Paul Goble
Staunton, June 28 – Russian diplomacy, Konstantin von Eggert says, has ceased to serve the national interests of the country and is only concerned with the defense of the ruling regime,” a development that means “Russian diplomacy has finally ceased to serve the national interests” of Russia.
That is obvious from the pathetic comments in Foreign Minister Sergey Lavrov’s latest article (kommersant.ru/doc/4877702) for which “his speechwriters should receive a prize,” the Russian commentator says (snob.ru/entry/208263/). Its content seems more that of a Comedy Club routine than a serious discussion of foreign affairs.
As a result, analysts are asking themselves whom Lavrov’s words were addressed to “Russian society and foreigners” and whether this means the freezing or unfreezing of relations with the West or constituters “a signal to the EU or the Americans. But why guess?” von Eggert continues.
“All articles of all Russian officials of such a level always are addressed to only one man, and you know his name.” The foreign minister takes his lead from his master in the Kremlin, and that is why his productions are “at one and the same time both funny and frightening,” the commentator says.
In addition to his unfortunate joke about LGBTs, Lavorv reprises “the full set of propaganda cliches that have long set people’s teeth on edge – ‘NATO expansion to the East,’ ‘the aggressive Russophobic minority within the EU,’ ‘the demolition of monuments to the liberators of Europe’ and last but not least “the bloody coup d’etat in Ukraine in 2014.
No one abroad is taking these seriously but one person still does and he is the only one in Lavrov’s universe who matters, except perhaps for the leaders of China, whom the Russian foreign minister spoke of in terms less fitting for a senior diplomat than of some businessman seeking a government contract.

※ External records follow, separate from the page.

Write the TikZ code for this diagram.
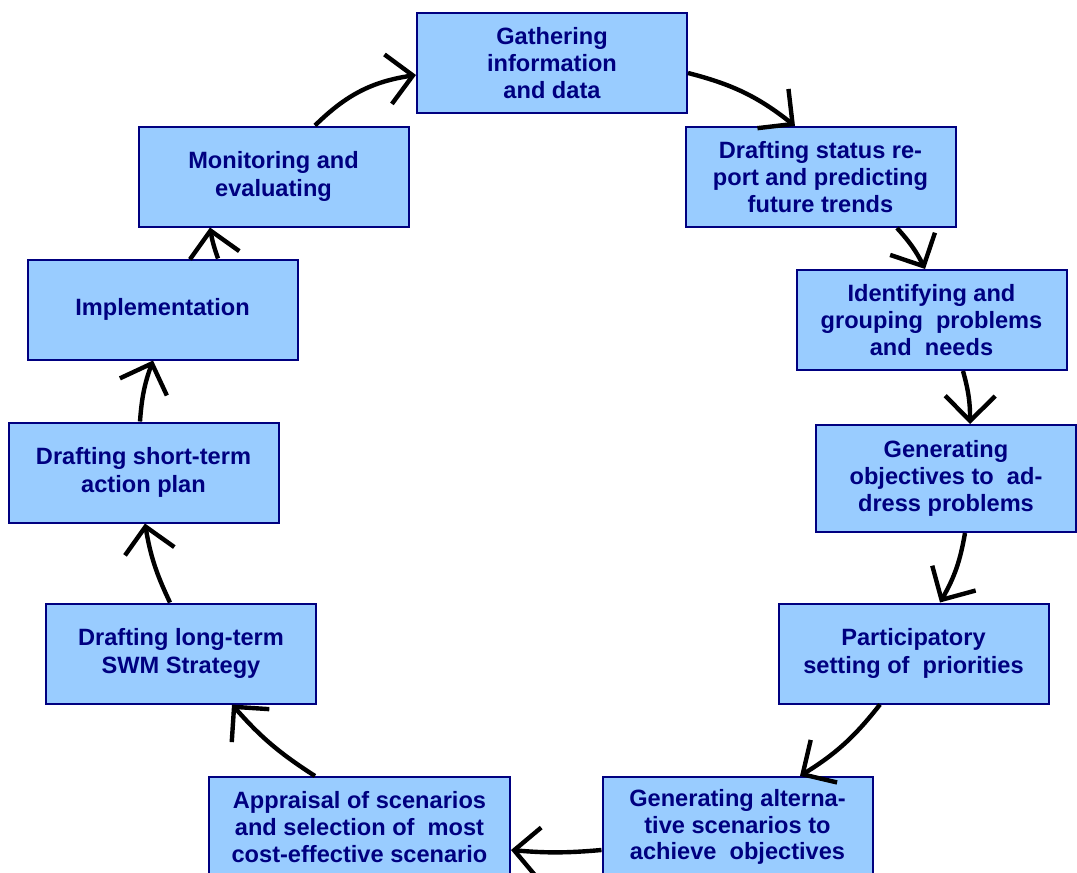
\documentclass[tikz,border=0pt]{standalone}
\usepackage{fontspec}
\setmainfont{Liberation Sans}
\usetikzlibrary{arrows.meta,calc}
\definecolor{boxfill}{HTML}{99CCFF}
\definecolor{navy}{HTML}{000080}
\begin{document}
\begin{tikzpicture}[x=0.5pt,y=-0.5pt,
  stepbox/.style={draw=navy,line width=1pt,fill=boxfill,text=navy,
    font=\fontsize{11.8}{13.4}\selectfont\bfseries,align=center,inner sep=0pt,
    minimum width=135pt,minimum height=50pt},
  twoline/.style={font=\fontsize{11.8}{14}\selectfont\bfseries},
  flow/.style={line width=2.2pt,-{Straight Barb[length=12.5pt,width=25pt]}}]
\useasboundingbox (0,0) rectangle (1077,873);
\node[stepbox] (n1) at (552,63) {Gathering\\information\\and data};
\node[stepbox] (n2) at (820.5,177) {Drafting status re-\\port and predicting\\future trends};
\node[stepbox] (n3) at (931.5,320) {Identifying and\\grouping\ \ problems\\and\ \ needs};
\node[stepbox,minimum width=130pt,minimum height=53.5pt] (n4) at (946,478.5) {Generating\\objectives to\ \ ad-\\dress problems};
\node[stepbox,twoline] (n5) at (913.5,653.5) {Participatory\\setting of\ \ priorities};
\node[stepbox] (n6) at (737.5,827) {Generating alterna-\\tive scenarios to\\achieve\ \ objectives};
\node[stepbox,minimum width=150.5pt] (n7) at (359.5,827) {Appraisal of scenarios\\and selection of\ \ most\\cost-effective scenario};
\node[stepbox,twoline] (n8) at (181,653.5) {Drafting long-term\\SWM Strategy};
\node[stepbox,twoline] (n9) at (143.5,472.5) {Drafting short-term\\action plan};
\node[stepbox] (n10) at (162.5,309.5) {Implementation};
\node[stepbox,twoline] (n11) at (273.5,176.5) {Monitoring and\\evaluating};
\draw[flow] ($(n11.north)+(41.5,0)$) to[bend left=18] ($(n1.west)+(0,12)$);
\draw[flow] ($(n1.east)+(0,10)$) to[bend left=12] ($(n2.north)+(-25.5,0)$);
\draw[flow] ($(n2.south)+(76.5,0)$) to[bend left=8] ($(n3.north)+(-6.5,0)$);
\draw[flow] ($(n3.south)+(31.5,0)$) to[bend left=8] ($(n4.north)+(24,0)$);
\draw[flow] ($(n4.south)+(19,0)$) to[bend left=10] ($(n5.north)+(26.5,0)$);
\draw[flow] ($(n5.south)+(-33.5,0)$) to[bend left=10] ($(n6.north)+(62.5,0)$);
\draw[flow] ($(n6.west)+(0,23)$) to[bend left=5] ($(n7.east)+(0,23)$);
\draw[flow] ($(n7.north)+(-44.5,0)$) to[bend left=8] ($(n8.south)+(51,0)$);
\draw[flow] ($(n8.north)+(-11,0)$) to[bend left=8] ($(n9.south)+(1.5,0)$);
\draw[flow] ($(n9.north)+(-3.5,0)$) to[bend left=8] ($(n10.south)+(-9.5,0)$);
\draw[flow] ($(n10.north)+(55.5,0)$) to[bend left=5] ($(n11.south)+(-63.5,0)$);
\end{tikzpicture}
\end{document}
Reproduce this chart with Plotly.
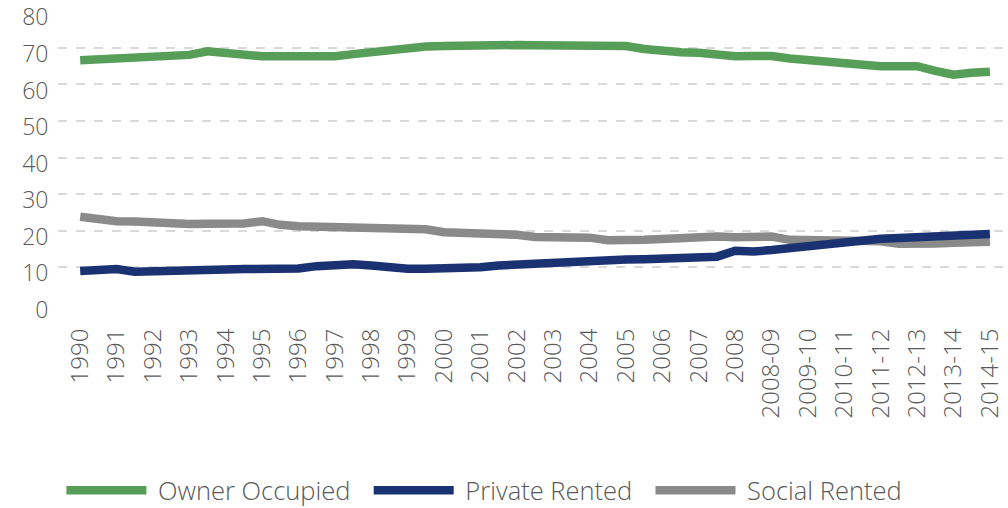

Those ruling Russia today “have transformed their relations with the international community into an instrument for political mobilization to maintain power and to continue to chase the ideological phantoms of their Soviet youth,” von Eggert says. It is clear in fact that “there is no price today’s ruling elite won’t pay to remain in power.”
These very same people “once laughed at Kozyrev and Shevardnadze, labelling them “’romantics’ and even ‘traitors.’” They call themselves “’pragmatists’ and ‘patriots’ but saying so doesn’t make it true. Indeed, their words are neither pragmatic nor a defense of national interests.
Instead, von Eggert argues, they are part and parcel of “the current carnival of court loyalty and provincial bravado.” What is worrisome is just how great the gap between rhetoric and reality has become. “Russia no longer has a foreign policy.” It only has comedians playing to an audience of one.